Courts will honor liquidated damage provisions if:

  • Actual damages are hard to determine (e.g., breach of a restrictive covenant); and
  • The amount is not excessive when compared with probable damages.

If the agreed-upon liquidated damage amount is unreasonable, the Court will hold the liquidated damage clause to be void as a penalty.  In such situations, the plaintiff would have to prove the actual damages.

What is the duty to mitigate damages?

A non-breaching party has a duty to mitigate damages.  In other words, a non-breaching party has the duty to take reasonable steps to minimize damages.  The failure to mitigate damages may cause the victim to only be allowed to recover damages that would have resulted if mitigated.

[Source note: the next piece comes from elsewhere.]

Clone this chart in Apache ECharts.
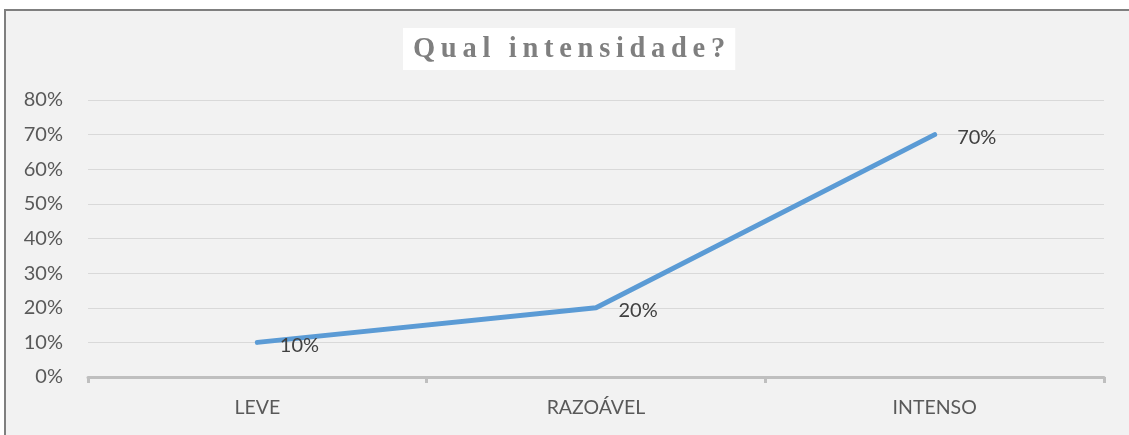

For example, let’s say that in May, a homeowner made a contract with a roofer to make repairs to her house by July 1.  The roofer never came to repair the roof and heavy rains in the fall damaged the interior of the house.  The homeowner sued the roofer for breach of contract and claimed damages for the harm done to the interior of the house.  Is the homeowner entitled to recover such damages?  The homeowner can recover damages for the breach of contract, which ordinarily would be the difference between the contract price specified in the contract with the defendant and the reasonable cost of having another roofer perform the work.  It is likely that the homeowner cannot recover for the rain damages unless the homeowner can show that it was not reasonably possible to procure any other roofer to repair the roof.  In the absence of such proof, the duty to mitigate damages would bar the homeowner from recovering for the rain damages since the owner could have avoided such damage by hiring another roofer to perform the contract.